Mark Carney has had a pretty tumultuous year. His critics have lined up to attack him for politicising his office during the referendum campaign while his supporters credit him with being the only the grownup left standing in the wake of it.
He has survived bruising encounters with eurosceptic MPs on the Treasury Select Committee. Jacob Rees-Mogg, for example, has often managed the dual task of appearing unfailingly polite while at the same time witheringly hostile. He's also found himself dragged into Westminster politics as an unwitting pawn in power games between No 10 and the Treasury and has endured month after month of media speculation on everything form his tenure at the Bank to his future political ambitions.
In short, he's faced his fair share of tough times and – to his credit – he's still standing. All that could be about to change, however, as Threadneedle St could be about to face its toughest opponent yet: the vegan lobby. Yes, it turns out that the much lauded new five pound notes contain trace amounts tallow (animal fat) “in the polymer pellets used in the base substrate of the notes.” This technical description comes courtesy of the Bank of Englandtwitter feed, which responded to a question from a (vegan) user about whether tallow was present in the new notes.

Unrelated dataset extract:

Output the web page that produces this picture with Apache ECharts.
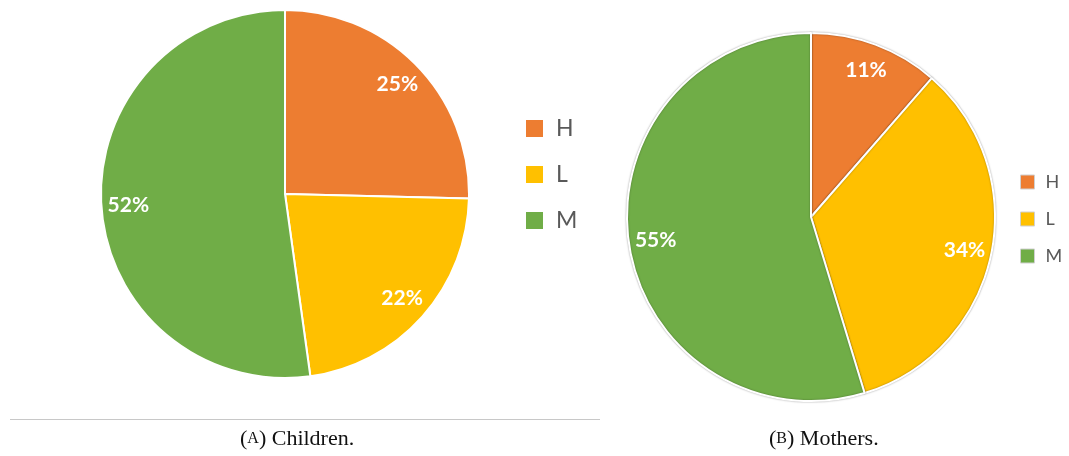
<!DOCTYPE html>
<html>
<head>
<meta charset="utf-8">
<script src="https://cdn.jsdelivr.net/npm/echarts@6/dist/echarts.min.js"></script>
<style>
html,body{margin:0;padding:0;background:#fff;}
#c{width:1069px;height:456px;}
</style>
</head>
<body>
<div id="c"></div>
<script>
const categories = ['H', 'L', 'M'];
const childrenValues = [25.4, 22.4, 52.2];
const mothersValues = [11.4, 33.9, 54.7];
const colors = ['#ED7D31', '#FFC000', '#70AD47'];
const captionLetters = ['A', 'B'];
const captionNames = ['Children.', 'Mothers.'];

const mk = (vals) => categories.map((n, i) => ({ name: n, value: vals[i] }));
const fmt = (p) => Math.round(p.percent) + '%';

const chart = echarts.init(document.getElementById('c'), null, { renderer: 'canvas' });

const labelStyle = {
  show: true, position: 'inside', formatter: fmt,
  color: '#fff', fontFamily: 'Lato', fontWeight: 'bold', fontSize: 21
};

function pie(center, vals, shadow) {
  return [{
    type: 'pie', center: center, radius: [0, 184], startAngle: 90, clockwise: true,
    data: mk(vals), label: { show: false }, labelLine: { show: false },
    itemStyle: Object.assign({ borderColor: '#fff', borderWidth: 2 }, shadow ? { shadowColor: 'rgba(0,0,0,0.35)', shadowBlur: 2 } : {}),
    emphasis: { disabled: true }, animation: false, silent: true
  }, {
    type: 'pie', center: center, radius: [124, 184], startAngle: 90, clockwise: true,
    data: mk(vals), label: labelStyle, labelLine: { show: false },
    itemStyle: { color: 'rgba(0,0,0,0)' },
    emphasis: { disabled: true }, animation: false, silent: true, legendHoverLink: false
  }];
}

function caption(i) {
  return {
    type: 'text',
    style: {
      text: '(' + '{sc|' + captionLetters[i] + '}) ' + captionNames[i],
      fill: '#111', font: '22px "Liberation Serif"',
      rich: { sc: { fontSize: 16, fontFamily: 'Liberation Serif', fill: '#111' } }
    }
  };
}

chart.setOption({
  animation: false,
  color: colors,
  legend: [{
    orient: 'vertical', left: 526, top: 117, icon: 'rect', padding: 0,
    itemWidth: 17, itemHeight: 17, itemGap: 23,
    data: categories,
    itemStyle: { borderWidth: 0 },
    textStyle: { fontFamily: 'Lato', fontSize: 23, color: '#595959', padding: [0, 0, 0, 8] },
    selectedMode: false
  }, {
    orient: 'vertical', left: 1020, top: 173, icon: 'rect', padding: 0,
    itemWidth: 14, itemHeight: 14, itemGap: 19,
    data: categories,
    itemStyle: { borderColor: '#d0d0d0', borderWidth: 1 },
    textStyle: { fontFamily: 'Lato', fontSize: 18, color: '#595959', padding: [0, 0, 0, 6] },
    selectedMode: false
  }],
  series: [].concat(pie([285, 194], childrenValues, false), pie([811, 217], mothersValues, true)),
  graphic: [
    { type: 'line', shape: { x1: 10, y1: 419.5, x2: 600, y2: 419.5 }, style: { stroke: '#c8c8c8', lineWidth: 1 } },
    Object.assign(caption(0), { left: 240, top: 428 }),
    Object.assign(caption(1), { left: 769, top: 428 })
  ]
});
</script>
</body>
</html>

Upon confirmation that trace amounts of animal products were indeed lurking within our new fivers, an online petition has been launched which currently has 70,000 signatories – all united in fury and demanding that the offending ingredient be dropped from the manufacturing process. One devastated tweeter howled “So the BoE support the wholesale slaughter of animals…why doesn't this surprise me?” Just wait until they find out that crayons, condoms and plastic bags contain pretty much the same material as the hardy new note.
Will the Bank buckle under online pressure? It's unlikely. Officials declined to comment on the petition but did point out that they buy polymer pellets from an external company which supplies banknote material for 80 denominations in 24 countries. Carney should hold firm in the face of outrage. After all, he's seen off bigger threats this year than an e-petition.